Novas Histórias do Tempo da Velha Escola (MCCLXXXVI)

Votorantim 5 de julho de 2043 

No julho de vinte e três, fui até Votorantim, aprender com secretários de educação e educadores da região como fazer educação integral. Por essa altura, uma notícia aparecia na comunicação social em lugar de relevo, com títulos e subtítulos em carateres grossos:

“A Câmara dos Deputados aprovou o Projeto de Lei, que estabelece o Programa Escola em Tempo Integral.”

Mais uma vez, a montanha paria um rato… 

Já dizia o Piaget que a Educação era a única área das ciências humanas em todo mundo se sentia competente para dar opinião. Os deputados da nação metiam no mesmo saco “educação integral” e “escola de tempo integral”, e não tinham noção do ridículo das suas intervenções. A minha amiga Jaqueline assim comentava o “mal menor”: 

“Seja lá o que entendam por “ensino integral”, significa que conseguimos colocar na agenda deste país as ideias e ideais da ampliação da jornada escolar. Lutemos cotidianamente por escolas de educação integral em jornada ampliada.”

Para quem, porventura, não saiba, a Jaqueline havia coordenado um programa chamado “Mais Educação”, que tinha por objetivo a indução da construção da agenda de educação integral nas escolas da rede pública, ampliando a jornada escolar.
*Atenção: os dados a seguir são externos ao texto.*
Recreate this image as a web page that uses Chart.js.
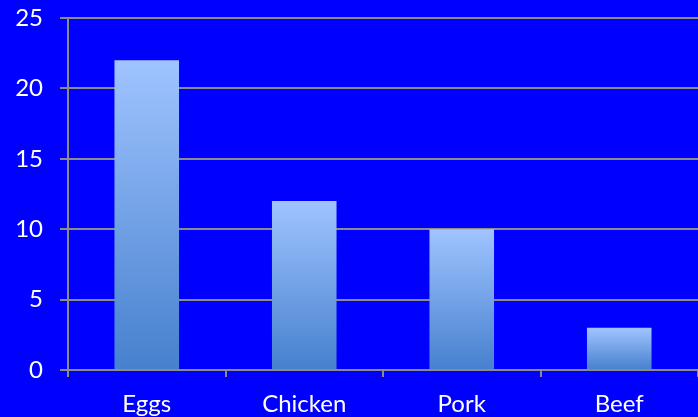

Ela nos dizia que a escola, face às exigências da Educação Básica, precisava ser reinventada. 

Deveriam ser priorizados “processos capazes de gerar sujeitos inventivos, participativos, cooperativos, preparados para diversificadas inserções sociais, políticas, culturais, laborais e, ao mesmo tempo, capazes de intervir e problematizar as formas de produção e de vida”. 

A escola tinha, diante de si, o desafio de sua própria recriação, pois os rituais escolares eram “invenções de um determinado contexto sociocultural em movimento”. 

A proposta educacional da escola de tempo integral visava “promover a ampliação de tempos, espaços e oportunidades educativas e o compartilhamento da tarefa de educar e cuidar (…) alcançar a melhoria da qualidade da aprendizagem e da convivência social, e diminuir as diferenças de acesso ao conhecimento e aos bens culturais, em especial entre as populações socialmente mais vulneráveis”.

A minha amiga Jaqueline não se cansava de zurzir naqueles que, através de “malabarismos pedagógicos, invencionices curriculares e projetos de lei”, perenizavam um modelo educacional causador de desigualdade:

“A pobreza e a miséria em que vivem milhares de crianças são diretamente responsáveis pelas descontinuidades, reprovações, evasões que vivem ao longo da sua vida escolar (…) Não existe pedagogia salvacionista. Quem vende isto mente”.

Em Portugal, a “jornada ampliada” transformara a rotina das crianças numa dose dupla de tédio. Já não bastava a pasmaceira da sala de aula, ocupava-se o tempo (que deveria ser) livre nas chamadas AEC, “atividades de enriquecimento curricular”, atividades de conteúdo pobre – de enriquecimento curricular, nem vê-lo! – não passavam de uma versão mais barata do que o velho OTL (ocupação dos tempo livres). Tratava-se de atividades de desculpabilização curricular mal pagas a monitores, na sua maioria, sem qualquer preparo para a função. A isso se juntava o “apoio às famílias”, uma espécie de prolongamento da tarefa de “babysitter”, ou de um suave cárcere. E… cadê a “educação integral”?

Quando o dom do desapego me permitiu passar da ribalta para os bastidores da mudança, os educadores da ARCA asseguraram continuidade dos projetos, foram obreiros de uma nova educação, escapando a armadilhas como a de um “tempo integral” sem educação integral.